Leave out the pictures and repeat the rest of the material exactly.

•••••

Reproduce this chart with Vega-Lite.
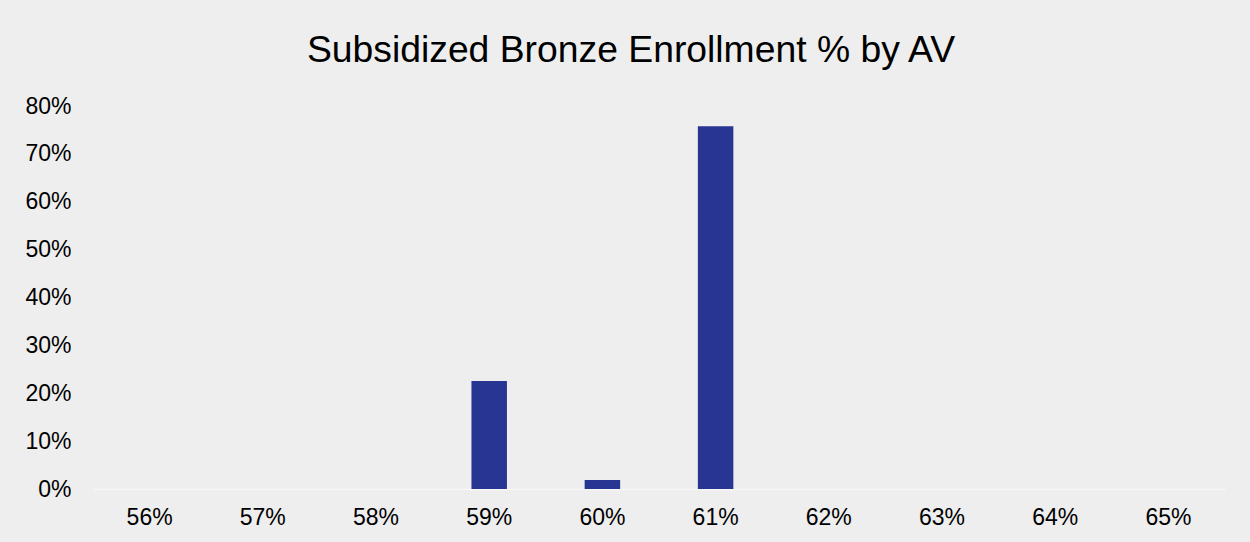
{
  "$schema": "https://vega.github.io/schema/vega-lite/v6.json",
  "autosize": "none",
  "width": 1132,
  "height": 383,
  "padding": {"left": 93, "top": 106, "right": 25, "bottom": 53},
  "background": "#EEEEEE",
  "title": {
    "text": "Subsidized Bronze Enrollment % by AV",
    "font": "Liberation Sans",
    "fontSize": 37.3,
    "fontWeight": "normal",
    "color": "#000000",
    "anchor": "middle",
    "dx": -28,
    "offset": 25
  },
  "data": {
    "values": [
      {"av": "56%", "pct": 0},
      {"av": "57%", "pct": 0},
      {"av": "58%", "pct": 0},
      {"av": "59%", "pct": 0.2255},
      {"av": "60%", "pct": 0.0188},
      {"av": "61%", "pct": 0.7575},
      {"av": "62%", "pct": 0},
      {"av": "63%", "pct": 0},
      {"av": "64%", "pct": 0},
      {"av": "65%", "pct": 0}
    ]
  },
  "mark": {"type": "bar", "color": "#283593", "size": 35.5},
  "encoding": {
    "x": {
      "field": "av",
      "type": "nominal",
      "sort": null,
      "title": null,
      "scale": {"paddingInner": 0.2, "paddingOuter": 0.1},
      "axis": {
        "labelAngle": 0,
        "labelFont": "Liberation Sans",
        "labelFontSize": 23,
        "labelColor": "#000000",
        "labelPadding": 17,
        "ticks": false,
        "tickSize": 0,
        "domain": true,
        "domainColor": "#F7F7F7",
        "domainWidth": 1.5,
        "grid": false
      }
    },
    "y": {
      "field": "pct",
      "type": "quantitative",
      "title": null,
      "scale": {"domain": [0, 0.8], "nice": false},
      "axis": {
        "values": [0, 0.1, 0.2, 0.3, 0.4, 0.5, 0.6, 0.7, 0.8],
        "format": ".0%",
        "labelFont": "Liberation Sans",
        "labelFontSize": 23,
        "labelColor": "#000000",
        "labelPadding": 22,
        "ticks": false,
        "tickSize": 0,
        "domain": false,
        "grid": false
      }
    }
  },
  "config": {
    "view": {"stroke": null},
    "scale": {"bandPaddingInner": 0.2}
  }
}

•••••

### Exercise response
Reproduce this chart with Vega-Lite.
{
  "$schema": "https://vega.github.io/schema/vega-lite/v6.json",
  "autosize": "none",
  "width": 1132,
  "height": 383,
  "padding": {"left": 93, "top": 106, "right": 25, "bottom": 53},
  "background": "#EEEEEE",
  "title": {
    "text": "Subsidized Bronze Enrollment % by AV",
    "font": "Liberation Sans",
    "fontSize": 37.3,
    "fontWeight": "normal",
    "color": "#000000",
    "anchor": "middle",
    "dx": -28,
    "offset": 25
  },
  "data": {
    "values": [
      {"av": "56%", "pct": 0},
      {"av": "57%", "pct": 0},
      {"av": "58%", "pct": 0},
      {"av": "59%", "pct": 0.2255},
      {"av": "60%", "pct": 0.0188},
      {"av": "61%", "pct": 0.7575},
      {"av": "62%", "pct": 0},
      {"av": "63%", "pct": 0},
      {"av": "64%", "pct": 0},
      {"av": "65%", "pct": 0}
    ]
  },
  "mark": {"type": "bar", "color": "#283593", "size": 35.5},
  "encoding": {
    "x": {
      "field": "av",
      "type": "nominal",
      "sort": null,
      "title": null,
      "scale": {"paddingInner": 0.2, "paddingOuter": 0.1},
      "axis": {
        "labelAngle": 0,
        "labelFont": "Liberation Sans",
        "labelFontSize": 23,
        "labelColor": "#000000",
        "labelPadding": 17,
        "ticks": false,
        "tickSize": 0,
        "domain": true,
        "domainColor": "#F7F7F7",
        "domainWidth": 1.5,
        "grid": false
      }
    },
    "y": {
      "field": "pct",
      "type": "quantitative",
      "title": null,
      "scale": {"domain": [0, 0.8], "nice": false},
      "axis": {
        "values": [0, 0.1, 0.2, 0.3, 0.4, 0.5, 0.6, 0.7, 0.8],
        "format": ".0%",
        "labelFont": "Liberation Sans",
        "labelFontSize": 23,
        "labelColor": "#000000",
        "labelPadding": 22,
        "ticks": false,
        "tickSize": 0,
        "domain": false,
        "grid": false
      }
    }
  },
  "config": {
    "view": {"stroke": null},
    "scale": {"bandPaddingInner": 0.2}
  }
}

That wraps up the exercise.